Malone — “I want to see logical, controlled growth that doesn’t have a huge negative effect on the quality of life in Senoia. Other historic cities have managed to do this, and so can we. We just have to plan and be strategic in what we do. The rights of the people who already live here must be taken into consideration, not just the rights of people moving in. Current residents have as much right to enjoy their life here as the new residents do.”

4. What is the biggest issue facing the city in the next four years?

Eichorst — “I see three key issues that require immediate attention. The first is the need to provide increased sewer capacity by building a regional sewer plant that would service Senoia going forward as well as surrounding area customers. The significance of this to Senoia is that it would support the creation of a light industrial/professional office park as well as commercial development along the RT85/RT16 corridor. This is a time sensitive issue as there is a time restriction placed on the certification the city received from the state.

“The next challenge is to provide additional downtown parking as well as improve current parking to support increased demand resulting from business growth, major city events, and the increase of visitors to Senoia as a result of its becoming a major tourist destination. While there are several options to look at, finding the correct one(s) which would fit into our Historic downtown feel is important.

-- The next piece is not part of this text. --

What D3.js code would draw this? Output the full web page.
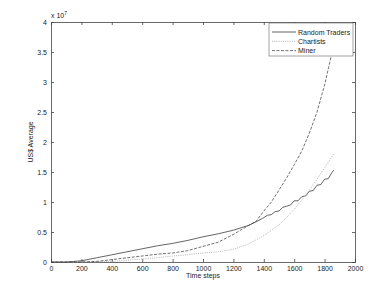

“The final issue in this category is roadway improvements able to safely handle the growing traffic congestion. It is important to realize that this traffic is a result of not just city growth, but county growth surrounding the city which results in pass-through traffic for Senoia. There are 15 plus residential county developments within the 30276 zip code that contribute to this traffic situation as these residents seek to travel north through and around our city.”

Malone — “In addition to water and waste management, which I already mentioned, I think the biggest problem will be managing the additional traffic that comes with growth. We need to find a safe way to deal with the increased levels of traffic and also find some parking solutions that fit the character and feel of Senoia.”